- _What you will do_:
Starting with the first line of the data below, copy each line up to and including the one containing "644, 652, 659];". Pictures stay out.

Begin

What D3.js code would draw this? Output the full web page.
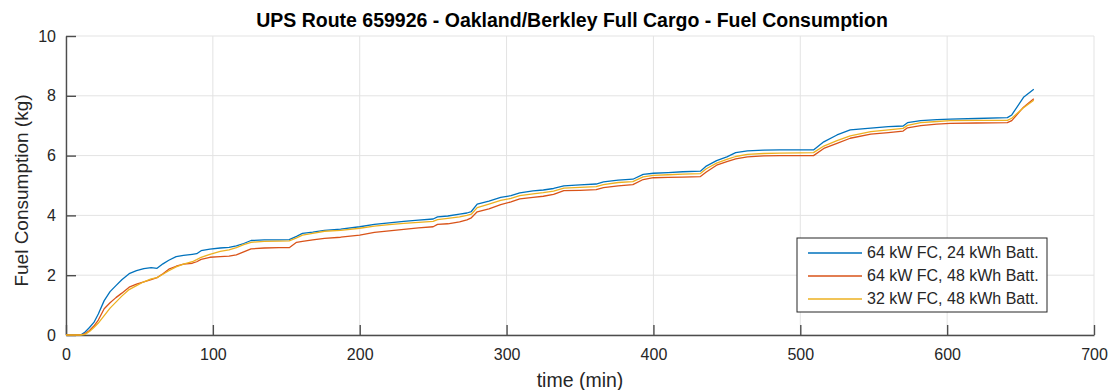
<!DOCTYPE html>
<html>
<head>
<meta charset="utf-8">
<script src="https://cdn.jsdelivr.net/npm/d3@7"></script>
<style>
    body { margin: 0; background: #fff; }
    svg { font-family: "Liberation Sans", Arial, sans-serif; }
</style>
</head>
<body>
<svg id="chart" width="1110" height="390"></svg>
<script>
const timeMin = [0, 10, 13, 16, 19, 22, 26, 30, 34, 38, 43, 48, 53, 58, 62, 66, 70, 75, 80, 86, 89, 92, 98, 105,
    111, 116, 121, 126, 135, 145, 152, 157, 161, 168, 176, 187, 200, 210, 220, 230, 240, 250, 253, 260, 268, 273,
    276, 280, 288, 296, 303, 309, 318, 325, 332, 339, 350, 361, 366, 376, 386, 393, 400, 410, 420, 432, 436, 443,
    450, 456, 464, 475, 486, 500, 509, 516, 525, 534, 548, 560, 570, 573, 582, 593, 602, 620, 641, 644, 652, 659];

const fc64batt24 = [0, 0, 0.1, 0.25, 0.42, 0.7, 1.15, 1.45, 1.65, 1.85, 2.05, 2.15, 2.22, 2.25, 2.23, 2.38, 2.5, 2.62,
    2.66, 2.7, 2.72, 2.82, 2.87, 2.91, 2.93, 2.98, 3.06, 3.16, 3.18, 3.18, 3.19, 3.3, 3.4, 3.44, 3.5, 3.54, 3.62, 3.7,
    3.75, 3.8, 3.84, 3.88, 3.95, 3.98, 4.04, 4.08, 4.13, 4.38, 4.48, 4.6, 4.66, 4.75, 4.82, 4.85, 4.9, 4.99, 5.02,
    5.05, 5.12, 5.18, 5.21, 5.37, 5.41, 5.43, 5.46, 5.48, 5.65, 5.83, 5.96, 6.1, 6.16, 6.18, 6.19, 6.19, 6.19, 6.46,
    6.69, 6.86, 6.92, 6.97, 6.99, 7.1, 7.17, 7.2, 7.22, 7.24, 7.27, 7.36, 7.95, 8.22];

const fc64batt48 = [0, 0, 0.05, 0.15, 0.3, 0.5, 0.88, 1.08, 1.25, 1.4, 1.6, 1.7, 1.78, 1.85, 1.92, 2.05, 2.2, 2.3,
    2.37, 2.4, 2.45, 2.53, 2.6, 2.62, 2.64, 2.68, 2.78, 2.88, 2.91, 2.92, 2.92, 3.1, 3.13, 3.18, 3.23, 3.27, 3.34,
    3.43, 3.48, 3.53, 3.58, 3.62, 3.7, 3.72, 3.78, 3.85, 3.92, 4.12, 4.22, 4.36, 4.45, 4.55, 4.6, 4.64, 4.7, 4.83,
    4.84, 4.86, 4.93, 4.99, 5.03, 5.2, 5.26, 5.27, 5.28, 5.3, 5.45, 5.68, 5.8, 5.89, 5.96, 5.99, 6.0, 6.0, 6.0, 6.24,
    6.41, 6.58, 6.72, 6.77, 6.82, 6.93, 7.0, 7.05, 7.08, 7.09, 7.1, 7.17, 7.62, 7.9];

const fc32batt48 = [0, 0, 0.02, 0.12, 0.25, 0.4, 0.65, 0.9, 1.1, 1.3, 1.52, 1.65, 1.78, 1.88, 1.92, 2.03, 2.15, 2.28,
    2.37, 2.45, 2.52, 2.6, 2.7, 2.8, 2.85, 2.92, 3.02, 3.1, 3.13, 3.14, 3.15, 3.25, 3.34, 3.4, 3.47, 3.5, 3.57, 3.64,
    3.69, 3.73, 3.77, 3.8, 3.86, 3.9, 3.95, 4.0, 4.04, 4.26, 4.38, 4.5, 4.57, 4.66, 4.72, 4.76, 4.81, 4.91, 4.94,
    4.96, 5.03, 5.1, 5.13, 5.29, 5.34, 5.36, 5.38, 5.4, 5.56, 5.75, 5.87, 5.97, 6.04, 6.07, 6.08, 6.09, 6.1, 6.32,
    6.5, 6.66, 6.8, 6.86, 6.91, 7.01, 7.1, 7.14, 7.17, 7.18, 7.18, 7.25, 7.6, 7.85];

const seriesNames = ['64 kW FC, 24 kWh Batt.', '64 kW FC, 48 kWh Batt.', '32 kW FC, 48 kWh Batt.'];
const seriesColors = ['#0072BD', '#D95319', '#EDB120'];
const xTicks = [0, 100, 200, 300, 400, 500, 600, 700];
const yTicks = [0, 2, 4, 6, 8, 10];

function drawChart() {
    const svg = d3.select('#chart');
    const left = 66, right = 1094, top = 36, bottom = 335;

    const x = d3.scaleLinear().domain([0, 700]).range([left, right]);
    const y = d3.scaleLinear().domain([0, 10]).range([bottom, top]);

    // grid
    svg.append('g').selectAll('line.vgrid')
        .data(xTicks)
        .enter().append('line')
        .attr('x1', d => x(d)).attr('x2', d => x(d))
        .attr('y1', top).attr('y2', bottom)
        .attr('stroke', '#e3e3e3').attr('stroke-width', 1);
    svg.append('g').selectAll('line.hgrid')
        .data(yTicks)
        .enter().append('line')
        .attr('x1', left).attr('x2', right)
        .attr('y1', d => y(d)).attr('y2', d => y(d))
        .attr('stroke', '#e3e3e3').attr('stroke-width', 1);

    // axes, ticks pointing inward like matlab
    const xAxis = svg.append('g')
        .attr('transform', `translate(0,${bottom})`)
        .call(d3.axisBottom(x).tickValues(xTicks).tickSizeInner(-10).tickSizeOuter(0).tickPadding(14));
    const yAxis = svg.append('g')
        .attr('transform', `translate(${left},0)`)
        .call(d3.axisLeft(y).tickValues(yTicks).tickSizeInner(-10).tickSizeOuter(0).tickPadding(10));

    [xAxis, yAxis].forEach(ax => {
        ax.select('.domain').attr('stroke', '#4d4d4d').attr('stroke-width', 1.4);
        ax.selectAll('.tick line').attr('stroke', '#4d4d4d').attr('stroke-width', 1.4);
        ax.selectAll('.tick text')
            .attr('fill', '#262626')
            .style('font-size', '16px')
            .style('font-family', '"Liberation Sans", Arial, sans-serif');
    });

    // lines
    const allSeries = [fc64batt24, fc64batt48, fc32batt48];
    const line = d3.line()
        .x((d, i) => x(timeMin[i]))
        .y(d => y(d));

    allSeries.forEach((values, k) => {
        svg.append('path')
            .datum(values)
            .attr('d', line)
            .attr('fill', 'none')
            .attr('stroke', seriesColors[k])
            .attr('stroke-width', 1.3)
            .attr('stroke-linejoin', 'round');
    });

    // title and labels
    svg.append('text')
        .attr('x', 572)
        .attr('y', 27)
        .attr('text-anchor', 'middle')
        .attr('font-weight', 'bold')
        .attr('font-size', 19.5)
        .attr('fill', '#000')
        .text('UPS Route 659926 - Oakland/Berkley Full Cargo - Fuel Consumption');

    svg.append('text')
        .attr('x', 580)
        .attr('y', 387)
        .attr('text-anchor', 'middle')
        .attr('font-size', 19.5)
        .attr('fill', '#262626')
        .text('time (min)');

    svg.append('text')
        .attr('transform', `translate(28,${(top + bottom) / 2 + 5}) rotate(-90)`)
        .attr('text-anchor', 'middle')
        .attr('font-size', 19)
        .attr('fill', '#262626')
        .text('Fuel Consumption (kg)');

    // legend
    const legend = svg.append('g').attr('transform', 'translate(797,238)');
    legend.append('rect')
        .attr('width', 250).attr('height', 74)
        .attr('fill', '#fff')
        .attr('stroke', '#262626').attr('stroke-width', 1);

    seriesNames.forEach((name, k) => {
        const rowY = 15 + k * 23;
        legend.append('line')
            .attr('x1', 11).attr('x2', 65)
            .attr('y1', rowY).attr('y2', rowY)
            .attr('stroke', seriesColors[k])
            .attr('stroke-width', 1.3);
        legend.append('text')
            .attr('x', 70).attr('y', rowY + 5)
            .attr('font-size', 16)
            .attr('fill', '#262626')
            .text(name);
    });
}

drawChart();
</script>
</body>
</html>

End

- _Solved problem_:
What D3.js code would draw this? Output the full web page.
<!DOCTYPE html>
<html>
<head>
<meta charset="utf-8">
<script src="https://cdn.jsdelivr.net/npm/d3@7"></script>
<style>
    body { margin: 0; background: #fff; }
    svg { font-family: "Liberation Sans", Arial, sans-serif; }
</style>
</head>
<body>
<svg id="chart" width="1110" height="390"></svg>
<script>
const timeMin = [0, 10, 13, 16, 19, 22, 26, 30, 34, 38, 43, 48, 53, 58, 62, 66, 70, 75, 80, 86, 89, 92, 98, 105,
    111, 116, 121, 126, 135, 145, 152, 157, 161, 168, 176, 187, 200, 210, 220, 230, 240, 250, 253, 260, 268, 273,
    276, 280, 288, 296, 303, 309, 318, 325, 332, 339, 350, 361, 366, 376, 386, 393, 400, 410, 420, 432, 436, 443,
    450, 456, 464, 475, 486, 500, 509, 516, 525, 534, 548, 560, 570, 573, 582, 593, 602, 620, 641, 644, 652, 659];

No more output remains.